# Naive Bayes Income Classifier
We are going to use data from US Census to predict income

In [None]:
%matplotlib inline

import time
import numpy as np
import pandas as pd
import matplotlib.pyplot as plt

print('Spark UI running on http://YOURIPADDRESS:' + sc.uiWebUrl.split(':')[2])

## Step 1 : Load Data

In [None]:
t1 = time.perf_counter()

dataset = spark.read.format("csv").\
          option('header','true').\
          option('inferSchema', 'true').\
          load("/data/census-income/income-cleaned.csv")

t2 = time.perf_counter() 

print("read {:,} records in {:,.2f} ms".format(dataset.count(), (t2-t1)*1000))

dataset.printSchema()
dataset.show()

## Step 2 : Basic Analytics
0 is income <=50k
1 is income > 50k

In [None]:
dataset.groupBy('income-over-50k').count().show()

## Step 3 : Create Feature Vector

### 3.1 Index all categorical columns

In [None]:
from pyspark.ml.feature import StringIndexer
from pyspark.ml import Pipeline

## TODO : add numerical columns.
##   examine the data and add numerical columns
##   Hint : start with 'age', 'education-num', 'hours-per-week'
numeric_columns = ['age', '???', '???' ]

categorical_columns = ['employment', 'education', 'marital-status', 'occupation', 'race', 'sex', 'native-country']
categorical_index = ['employment_index', 'education_index', 'marital-status_index', 'occupation_index', 
                     "race_index", 'sex_index', 'native-country_index']
input_cols = numeric_columns + categorical_index


indexers = [StringIndexer(inputCol=column, outputCol=column+"_index", handleInvalid="keep").fit(dataset)\
            for column in categorical_columns ]
pipeline = Pipeline(stages=indexers)

t1 = time.perf_counter()
dataset_indexed = pipeline.fit(dataset).transform(dataset)
t2 = time.perf_counter()
dataset_indexed.show()



print("indexed {:,} records in {:,.2f} ms".format(dataset.count(), (t2-t1)*1000))

## Save as CSV for easy viewing in Excel
dataset_indexed.write.\
        option('header', 'true').\
        mode('overwrite').\
        csv('out-indexed')
print("Saved indexed vector to 'out-indexed' directory")

### 3.2 - Create feature Vector

In [None]:
from pyspark.ml.feature import VectorAssembler

## TODO : set inputCols = input_cols
assembler = VectorAssembler(inputCols=???, outputCol="features")
featureVector = assembler.transform(dataset_indexed)
featureVector = featureVector.withColumn("label",featureVector["income-over-50k"])
featureVector.select(['features', 'label']).show()

## Step 4 : Train / Test set

In [None]:
(train, test) = featureVector.randomSplit([0.8, 0.2], seed=1234)

print("training set count : ", train.count())
print("testing set count : ", test.count())

## Step 5 : Create Naive Bayes Model

In [None]:
from pyspark.ml.classification import NaiveBayes

## TODO : Create a NB model with these parameters
##     smoothing = 1.0
##     modelType = 'multinomial'
nb = NaiveBayes(smoothing=???, modelType='???')

# train the model
t1 = time.perf_counter()
model = nb.fit(train)
t2 = time.perf_counter()

print("trained on {:,} records  in {:,.2f} ms".\
      format(train.count(), (t2-t1)*1000))

## Step 6: Run Test Data
Let's call .transform on our model to do make predictions on our test data.
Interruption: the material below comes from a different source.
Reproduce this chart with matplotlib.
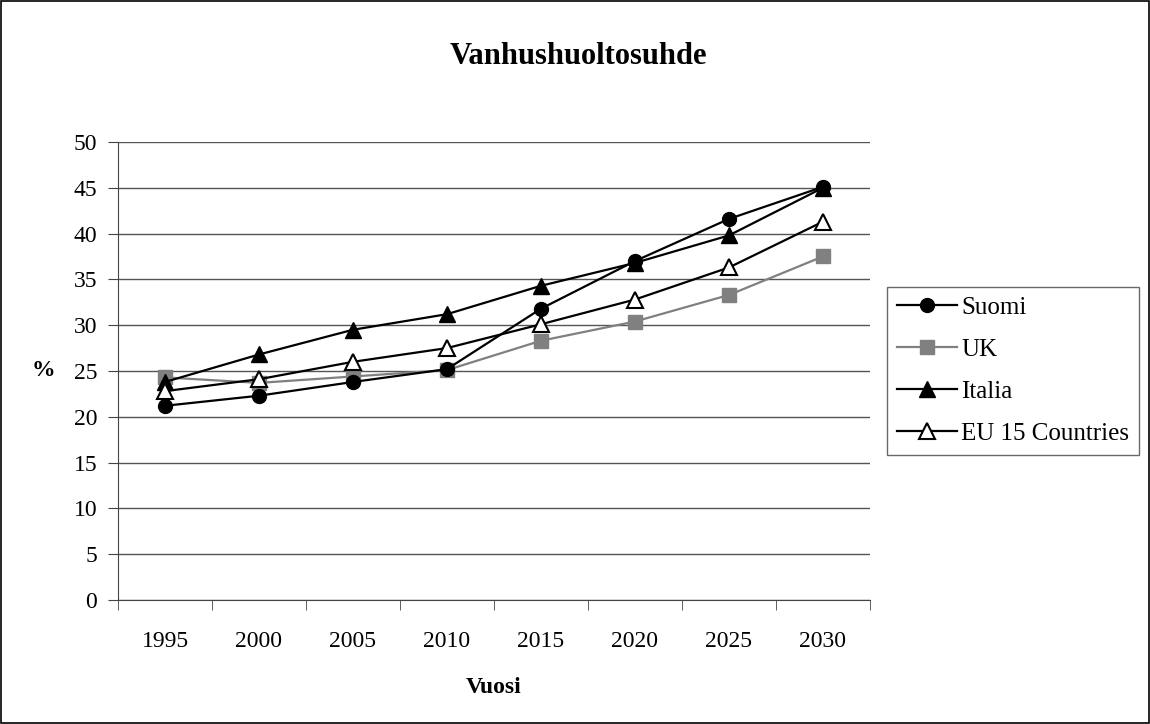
import numpy as np
import matplotlib
matplotlib.use("Agg")
import matplotlib.pyplot as plt
from matplotlib.patches import Rectangle

plt.rcParams.update({
    'font.family': 'serif',
    'font.serif': ['Liberation Serif', 'DejaVu Serif'],
    'font.size': 17,
})

# --- Data ---
years = ['1995', '2000', '2005', '2010', '2015', '2020', '2025', '2030']
suomi = [21.2, 22.3, 23.8, 25.2, 31.8, 37.0, 41.6, 45.1]
uk = [24.3, 23.7, 24.4, 25.1, 28.3, 30.4, 33.3, 37.5]
italia = [23.8, 26.8, 29.5, 31.2, 34.3, 36.8, 39.8, 45.0]
eu15 = [22.8, 24.1, 26.0, 27.5, 30.1, 32.8, 36.3, 41.3]
y_ticks = list(range(0, 55, 5))

fig = plt.figure(figsize=(11.5, 7.24), dpi=100)
ax = fig.add_axes([0.1026, 0.1713, 0.6539, 0.6326])

x = np.arange(len(years))
ax.plot(x, suomi, color='black', lw=1.6, marker='o', ms=10, mfc='black', mec='black',
        label='Suomi', zorder=5)
ax.plot(x, uk, color='#808080', lw=1.6, marker='s', ms=10, mfc='#808080', mec='#808080',
        label='UK', zorder=3)
ax.plot(x, italia, color='black', lw=1.6, marker='^', ms=11, mfc='black', mec='black',
        label='Italia', zorder=4)
ax.plot(x, eu15, color='black', lw=1.6, marker='^', ms=11, mfc='white', mec='black',
        mew=1.5, label='EU 15 Countries', zorder=4)

ax.set_xlim(-0.5, len(years) - 0.5)
ax.set_ylim(0, 50)
ax.set_yticks(y_ticks)
ax.set_xticks(x)
ax.set_xticklabels(years)
ax.set_xticks(np.arange(-0.5, len(years), 1), minor=True)
ax.tick_params(axis='x', which='major', length=0, pad=22, labelsize=17)
ax.tick_params(axis='x', which='minor', length=7, direction='out', color='#444444')
ax.tick_params(axis='y', length=7, direction='out', color='#444444', pad=8, labelsize=17)

ax.grid(axis='y', color='#555555', lw=1.0)
ax.set_axisbelow(True)
for s in ['top', 'right']:
    ax.spines[s].set_visible(False)
ax.spines['left'].set_color('#444444')
ax.spines['bottom'].set_color('#444444')

ax.set_xlabel('Vuosi', fontweight='bold', fontsize=17, labelpad=18)
ax.set_ylabel('%', fontweight='bold', fontsize=17, rotation=0, labelpad=22, va='center')

fig.text(0.503, 0.922, 'Vanhushuoltosuhde', ha='center', va='center',
         fontweight='bold', fontsize=22)

leg = ax.legend(loc='center left', bbox_to_anchor=(1.013, 0.5), frameon=True,
                fancybox=False, edgecolor='#444444', fontsize=18, handlelength=2.4,
                handletextpad=0.15, borderpad=0.4, borderaxespad=0.3,
                labelspacing=0.78)
leg.get_frame().set_linewidth(1.0)

fig.patches.append(Rectangle((0.001, 0.001), 0.998, 0.997, transform=fig.transFigure,
                             fill=False, edgecolor='black', lw=1.2))

fig.savefig('out.png', dpi=100)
The output should be contained in the "prediction" column, while the correct label will be there in the "label" column.

We will be able to evaluate our results by comparing the results.

In [None]:
# select example rows to display.
predictions = model.transform(test)
predictions.select(['label', 'prediction']).\
            sampleBy(col='prediction', fractions={0: 0.5, 1: 0.5}).\
            show()


predictions.groupBy('prediction').count().show()


## Step 7 : Evaluate Model

### 7.1 Test Accuracy

In [None]:
from pyspark.ml.evaluation import MulticlassClassificationEvaluator

evaluator = MulticlassClassificationEvaluator(labelCol="label", predictionCol="prediction",
                                              metricName="accuracy")
accuracy = evaluator.evaluate(predictions)
print("Test set accuracy = " + str(accuracy))

### 7.2 Confusion Matrix

In [None]:
predictions.groupBy('label').\
            pivot('prediction', [0,1]).\
            count().na.fill(0).\
            orderBy('label').\
            show()

## Step 8 : Discuss Model Accuracy
Discuss how to improve model accuracy?  Here are some points to consider.

- can you add any more input variables?
- why is the model bad at predicting >50k income category?  Check the original data for skew?